Commit messagefeat(mcp, docs): list_sessions / find_session_findings + sessions integration doc in 8 languages


Cross-cutting invariants

These hold across every phase:

  • Test baseline: 1042 passed, 13 pre-existing failed after every commit. New failures fixed in the same commit or proven pre-existing.
  • Atomic writes: every new write to .tesserae/session_findings/ uses tmp + rename.
  • Privacy default: with sessions.llm_enabled = false (or no backend), zero outbound calls. Transcripts never sent unless an LLM backend is explicitly configured.
  • Privacy project-scope (codex hardening):
  • Sessions filtered through session_matches_project(session, project_root) after loading from disk.
  • Cache files validate against project_root_hash on read; mismatch → discard.
  • LLM references cross-checked against the current project's doc graph only. Invalid IDs dropped + audit-logged.
  • Idempotence: two consecutive project compile runs without intervening changes produce byte-identical graph.json and byte-identical sessions/ projection.
  • Deletion-safe: removing a HarnessSession JSON and recompiling removes all its Session* nodes from the graph and its files from the vault on the next prune.
  • Finding-merge protection (codex fix): Session<Kind> types are excluded from _merge_same_type_aliased_duplicates. Two identical-text findings from two different sessions never collapse — they're legitimately separate provenance.
  • Transcript-source contract (codex fix): v1 reads only session.metadata["turns"]. Raw transcripts on disk are off-limits until an explicit Phase-8+ opt-in.

Rollback plan

Each phase is one commit on main. To roll back any phase: git revert <commit>. The schema is additive, every extractor is gated by sessions.enabled (defaulting to True), and the cache envelope's schema_version field lets us bump and invalidate.
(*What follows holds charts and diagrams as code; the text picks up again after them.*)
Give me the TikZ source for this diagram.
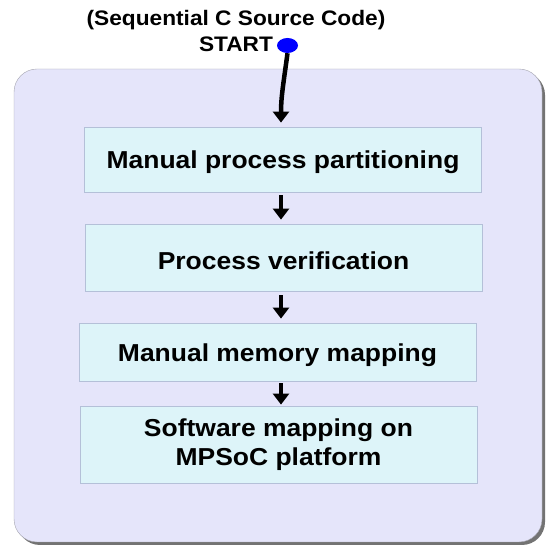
\documentclass[tikz,border=0pt]{standalone}
\usepackage{fontspec}
\setmainfont{Liberation Sans}[FakeStretch=1.08]
\usepackage{xcolor}
\usetikzlibrary{positioning,arrows.meta,shapes.geometric,shadows}

\definecolor{panelfill}{RGB}{229,229,250}
\definecolor{panelline}{RGB}{165,165,175}
\definecolor{stagefill}{RGB}{221,244,249}
\definecolor{stageline}{RGB}{180,192,216}

\begin{document}
\begin{tikzpicture}[
    x=1pt, y=1pt,
    panel/.style={rectangle, draw=panelline, fill=panelfill, rounded corners=23pt, minimum width=528pt, minimum height=473pt,
        drop shadow={shadow xshift=3pt, shadow yshift=-3pt, fill=black!55, opacity=1}},
    stage/.style={rectangle, draw=stageline, fill=stagefill, line width=0.8pt, minimum width=397pt, inner sep=0pt, align=center,
        font=\fontsize{24.5}{29}\selectfont\bfseries},
    oneline/.style={text height=24pt},
    caption/.style={inner sep=0pt, anchor=base, font=\fontsize{21}{25}\selectfont\bfseries},
    flow/.style={-{Triangle[width=16pt,length=11pt]}, line width=4.5pt}
]
    \useasboundingbox (0,0) rectangle (546,545);
    \node[panel] (panel) at (278,239.5) {};

    \node[caption] (source) at (236,519) {(Sequential C Source Code)};
    \node[caption] (startlabel) at (236,493) {START};
    \node[ellipse, fill=blue, minimum width=21pt, minimum height=15pt, inner sep=0pt] (start) at (287.5,499.5) {};

    \node[stage, oneline, minimum height=65pt] (partition) at (283,385.5) {Manual process partitioning};
    \node[stage, oneline, minimum height=67pt] (verify) at (283.5,287.5) {Process verification};
    \node[stage, oneline, minimum height=58pt] (memmap) at (277.5,193) {Manual memory mapping};
    \node[stage, minimum height=77pt] (swmap) at (278.5,100.5) {Software mapping on\\MPSoC platform};

    \coordinate (axis) at (281,0);

    \draw[flow, shorten >=4pt] (start.south) .. controls +(-4,-30) and +(0,30) .. (partition.north -| axis);
    \draw[flow, shorten <=3pt, shorten >=4pt] (partition.south -| axis) -- (verify.north -| axis);
    \draw[flow, shorten <=4pt, shorten >=4pt] (verify.south -| axis) -- (memmap.north -| axis);
    \draw[flow, shorten <=2pt, shorten >=1pt] (memmap.south -| axis) -- (swmap.north -| axis);
\end{tikzpicture}
\end{document}
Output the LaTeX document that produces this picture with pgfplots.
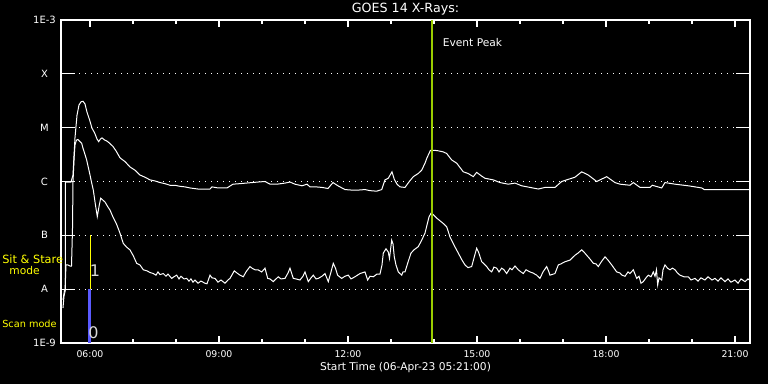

Most-likely-to-need-rollback phase is Phase 5 (LLM extraction) because of cost/correctness risk. Phases 1–4 and 6–7 are mechanical enough that roll-forward is usually cheaper than revert.

Open implementation questions

  • Doc-ID context scoring (deferred to Phase 5 implementation): v1 takes the first N doc IDs sorted by per-session files_touched overlap. If finding quality is poor, upgrade to title-token-match scoring against transcript text. Don't block Phase 5 on this.
  • Per-session overview page ownership: the synthetic _session.md page isn't owned by any one node id. It's pruned when its session subdirectory is empty of findings.

Estimated time: ~2.5 working days for a competent implementer familiar with the codebase. Phase 1 (~1.5 hours), Phase 2 (~4 hours, mostly the path index), Phase 3 (~2 hours), Phase 4 (~3 hours), Phase 5 (~6 hours), Phase 6 (~4 hours), Phase 7 (~3 hours + translations).